IT HAS BECOME an increasingly common struggle. Public companies issue high-yield debt that starts to trade at a substantial discount when earning expectations are not met. The purchasers of the discounted debt see value in the company but fear management might engage in practices that jeopardize the noteholders’ investment in an effort to resurrect shareholder value. The company has not breached any covenants under its indenture, but the creditors have a concern that money is running out and default is impending. Must the creditors wait until disaster actually arrives before they can act to protect their interests?

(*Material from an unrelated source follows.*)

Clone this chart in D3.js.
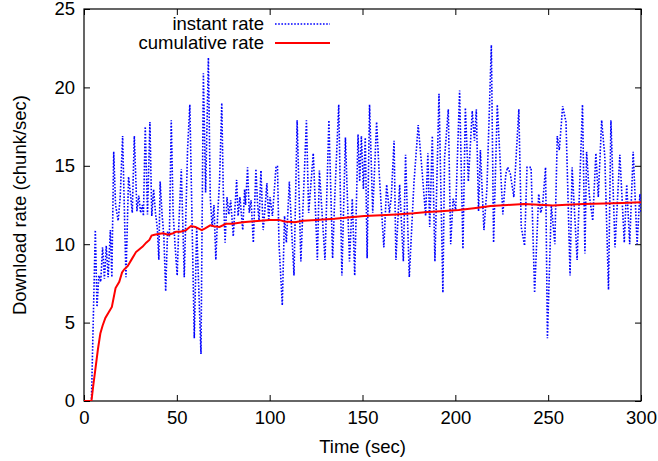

Justice Helen E. Freedman of the Supreme Court of New York, County of New York, recently had occasion to consider this question in Fir Tree Partners, L.P. v. MCG Communications, Inc., et al., No. 114674 (Nov. 7, 2001). In Fir Tree, noteholders asked the court to declare that a corporation’s board of directors owed a fiduciary duty to creditors where the company’s financial statements strongly suggested that it would soon be insolvent. In a two-page decision, the court dismissed the complaint, finding that the “no action” clause contained in the applicable indenture precluded the holders of the public debt from taking action with respect to the indenture or the underlying notes. Despite this technical basis for the court’s ruling, the litigation raises legal arguments that provide a glimpse at important issues that may arise between troubled companies and their creditors.